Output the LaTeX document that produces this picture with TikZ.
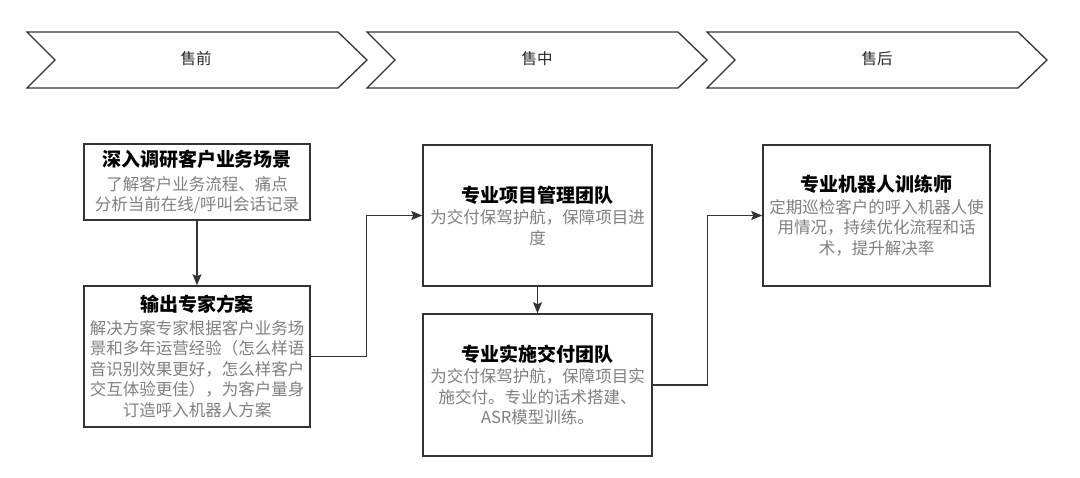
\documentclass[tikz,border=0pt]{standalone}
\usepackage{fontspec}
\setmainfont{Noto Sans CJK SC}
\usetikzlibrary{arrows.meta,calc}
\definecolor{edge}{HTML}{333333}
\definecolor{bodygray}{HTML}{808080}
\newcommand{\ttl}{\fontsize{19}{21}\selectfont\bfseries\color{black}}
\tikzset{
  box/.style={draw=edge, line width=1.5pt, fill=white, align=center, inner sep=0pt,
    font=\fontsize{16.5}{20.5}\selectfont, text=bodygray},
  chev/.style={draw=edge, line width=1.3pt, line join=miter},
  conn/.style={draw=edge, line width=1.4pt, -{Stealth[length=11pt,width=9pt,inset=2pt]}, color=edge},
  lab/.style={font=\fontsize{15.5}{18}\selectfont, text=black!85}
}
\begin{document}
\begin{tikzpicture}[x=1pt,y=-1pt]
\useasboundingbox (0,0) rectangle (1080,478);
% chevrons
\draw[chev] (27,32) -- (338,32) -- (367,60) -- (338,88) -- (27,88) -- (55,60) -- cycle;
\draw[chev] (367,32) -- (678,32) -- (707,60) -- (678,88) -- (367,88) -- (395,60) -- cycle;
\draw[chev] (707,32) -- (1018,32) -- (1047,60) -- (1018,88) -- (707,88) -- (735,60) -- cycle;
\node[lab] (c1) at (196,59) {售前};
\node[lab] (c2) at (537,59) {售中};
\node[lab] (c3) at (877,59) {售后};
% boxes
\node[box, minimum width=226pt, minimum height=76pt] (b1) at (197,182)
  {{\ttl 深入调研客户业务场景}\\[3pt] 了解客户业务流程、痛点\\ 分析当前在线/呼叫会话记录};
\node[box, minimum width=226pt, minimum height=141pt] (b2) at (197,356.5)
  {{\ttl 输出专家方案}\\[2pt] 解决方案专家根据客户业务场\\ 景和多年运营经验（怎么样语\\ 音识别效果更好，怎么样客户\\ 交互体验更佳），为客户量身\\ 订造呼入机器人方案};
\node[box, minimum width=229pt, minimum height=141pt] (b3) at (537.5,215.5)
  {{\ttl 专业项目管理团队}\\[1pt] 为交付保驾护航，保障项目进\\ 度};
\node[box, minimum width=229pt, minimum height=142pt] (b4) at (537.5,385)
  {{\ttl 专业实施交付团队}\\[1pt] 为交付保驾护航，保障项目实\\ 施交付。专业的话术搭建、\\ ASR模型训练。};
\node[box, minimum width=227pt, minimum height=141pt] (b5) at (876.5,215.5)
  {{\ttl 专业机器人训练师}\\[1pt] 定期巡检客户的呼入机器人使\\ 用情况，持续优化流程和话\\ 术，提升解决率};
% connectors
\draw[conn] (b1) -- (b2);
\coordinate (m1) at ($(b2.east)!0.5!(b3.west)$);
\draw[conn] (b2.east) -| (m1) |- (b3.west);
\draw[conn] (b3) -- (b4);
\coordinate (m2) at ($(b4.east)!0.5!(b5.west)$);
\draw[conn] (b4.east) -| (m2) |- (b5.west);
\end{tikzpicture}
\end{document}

• [Short task]
Repeat the material above verbatim. Leave the pictures behind.

• [Written response]
Output the LaTeX document that produces this picture with TikZ.
\documentclass[tikz,border=0pt]{standalone}
\usepackage{fontspec}
\setmainfont{Noto Sans CJK SC}
\usetikzlibrary{arrows.meta,calc}
\definecolor{edge}{HTML}{333333}
\definecolor{bodygray}{HTML}{808080}
\newcommand{\ttl}{\fontsize{19}{21}\selectfont\bfseries\color{black}}
\tikzset{
  box/.style={draw=edge, line width=1.5pt, fill=white, align=center, inner sep=0pt,
    font=\fontsize{16.5}{20.5}\selectfont, text=bodygray},
  chev/.style={draw=edge, line width=1.3pt, line join=miter},
  conn/.style={draw=edge, line width=1.4pt, -{Stealth[length=11pt,width=9pt,inset=2pt]}, color=edge},
  lab/.style={font=\fontsize{15.5}{18}\selectfont, text=black!85}
}
\begin{document}
\begin{tikzpicture}[x=1pt,y=-1pt]
\useasboundingbox (0,0) rectangle (1080,478);
% chevrons
\draw[chev] (27,32) -- (338,32) -- (367,60) -- (338,88) -- (27,88) -- (55,60) -- cycle;
\draw[chev] (367,32) -- (678,32) -- (707,60) -- (678,88) -- (367,88) -- (395,60) -- cycle;
\draw[chev] (707,32) -- (1018,32) -- (1047,60) -- (1018,88) -- (707,88) -- (735,60) -- cycle;
\node[lab] (c1) at (196,59) {售前};
\node[lab] (c2) at (537,59) {售中};
\node[lab] (c3) at (877,59) {售后};
% boxes
\node[box, minimum width=226pt, minimum height=76pt] (b1) at (197,182)
  {{\ttl 深入调研客户业务场景}\\[3pt] 了解客户业务流程、痛点\\ 分析当前在线/呼叫会话记录};
\node[box, minimum width=226pt, minimum height=141pt] (b2) at (197,356.5)
  {{\ttl 输出专家方案}\\[2pt] 解决方案专家根据客户业务场\\ 景和多年运营经验（怎么样语\\ 音识别效果更好，怎么样客户\\ 交互体验更佳），为客户量身\\ 订造呼入机器人方案};
\node[box, minimum width=229pt, minimum height=141pt] (b3) at (537.5,215.5)
  {{\ttl 专业项目管理团队}\\[1pt] 为交付保驾护航，保障项目进\\ 度};
\node[box, minimum width=229pt, minimum height=142pt] (b4) at (537.5,385)
  {{\ttl 专业实施交付团队}\\[1pt] 为交付保驾护航，保障项目实\\ 施交付。专业的话术搭建、\\ ASR模型训练。};
\node[box, minimum width=227pt, minimum height=141pt] (b5) at (876.5,215.5)
  {{\ttl 专业机器人训练师}\\[1pt] 定期巡检客户的呼入机器人使\\ 用情况，持续优化流程和话\\ 术，提升解决率};
% connectors
\draw[conn] (b1) -- (b2);
\coordinate (m1) at ($(b2.east)!0.5!(b3.west)$);
\draw[conn] (b2.east) -| (m1) |- (b3.west);
\draw[conn] (b3) -- (b4);
\coordinate (m2) at ($(b4.east)!0.5!(b5.west)$);
\draw[conn] (b4.east) -| (m2) |- (b5.west);
\end{tikzpicture}
\end{document}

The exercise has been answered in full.